> Stated exercise
Begin with the first line below and retype each line exactly through the line containing "GRAY = '#868686'". Any pictures are to be left out.

┄┄┄┄┄┄┄┄┄┄

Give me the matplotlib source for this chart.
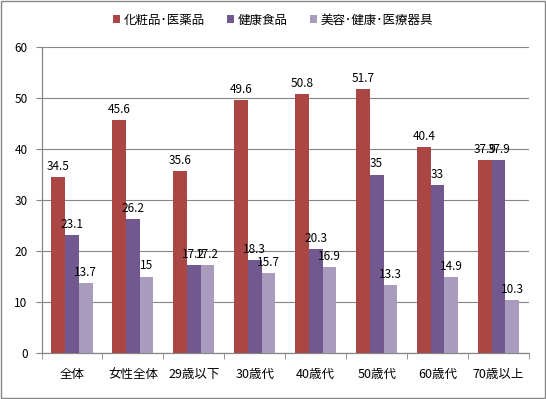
import matplotlib
matplotlib.use('Agg')
import matplotlib.pyplot as plt
from matplotlib.patches import Rectangle
import numpy as np

plt.rcParams['font.family'] = ['Noto Sans CJK JP', 'DejaVu Sans']

categories = ['全体', '女性全体', '29歳以下', '30歳代', '40歳代', '50歳代', '60歳代', '70歳以上']
series_names = ['化粧品･医薬品', '健康食品', '美容･健康･医療器具']
cosme = [34.5, 45.6, 35.6, 49.6, 50.8, 51.7, 40.4, 37.9]
health_food = [23.1, 26.2, 17.2, 18.3, 20.3, 35, 33, 37.9]
devices = [13.7, 15, 17.2, 15.7, 16.9, 13.3, 14.9, 10.3]
colors = ['#AA4643', '#71588F', '#A99BBD']
GRAY = '#868686'

fig = plt.figure(figsize=(5.46, 3.99), dpi=100)
ax = fig.add_axes([41.5 / 546, 1 - 353 / 399, (529 - 41.5) / 546, (353 - 47) / 399])

x = np.arange(len(categories))
w = 0.225
for i, (vals, name, c) in enumerate(zip([cosme, health_food, devices], series_names, colors)):
    xs = x + (i - 1) * w
    ax.bar(xs, vals, width=w, color=c, label=name, zorder=3)
    for xi, v in zip(xs, vals):
        ax.annotate(f'{v:g}', (xi, v), xytext=(0, 3), textcoords='offset points',
                    ha='center', va='bottom', fontsize=8.5, zorder=4)

ax.set_xlim(-0.5, len(categories) - 0.5)
ax.set_ylim(0, 60)
ax.set_yticks(range(0, 61, 10))
ax.yaxis.grid(True, color=GRAY, lw=0.8, zorder=0)
ax.set_axisbelow(True)

ax.set_xticks(x)
ax.set_xticklabels(categories, fontsize=9)
ax.tick_params(axis='x', length=0, pad=11)
ax.set_xticks(np.arange(-0.5, len(categories)), minor=True)
ax.tick_params(axis='x', which='minor', length=4, color=GRAY, direction='out')
ax.tick_params(axis='y', labelsize=8.5, length=4, color=GRAY, pad=6)

for s in ['top', 'right']:
    ax.spines[s].set_visible(False)
for s in ['left', 'bottom']:
    ax.spines[s].set_color(GRAY)
    ax.spines[s].set_linewidth(0.9)

fig.legend(loc='center', bbox_to_anchor=(0.5, 1 - 20 / 399), ncol=3, frameon=False,
           fontsize=9, handlelength=0.55, handleheight=0.55, handletextpad=0.3,
           columnspacing=1.8)

fig.patches.append(Rectangle((0.002, 0.003), 0.996, 0.994, transform=fig.transFigure,
                             fill=False, edgecolor=GRAY, lw=1.0))

fig.savefig('out.png', dpi=100)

┄┄┄┄┄┄┄┄┄┄

> Reply to the exercise
Give me the matplotlib source for this chart.
import matplotlib
matplotlib.use('Agg')
import matplotlib.pyplot as plt
from matplotlib.patches import Rectangle
import numpy as np

plt.rcParams['font.family'] = ['Noto Sans CJK JP', 'DejaVu Sans']

categories = ['全体', '女性全体', '29歳以下', '30歳代', '40歳代', '50歳代', '60歳代', '70歳以上']
series_names = ['化粧品･医薬品', '健康食品', '美容･健康･医療器具']
cosme = [34.5, 45.6, 35.6, 49.6, 50.8, 51.7, 40.4, 37.9]
health_food = [23.1, 26.2, 17.2, 18.3, 20.3, 35, 33, 37.9]
devices = [13.7, 15, 17.2, 15.7, 16.9, 13.3, 14.9, 10.3]
colors = ['#AA4643', '#71588F', '#A99BBD']
GRAY = '#868686'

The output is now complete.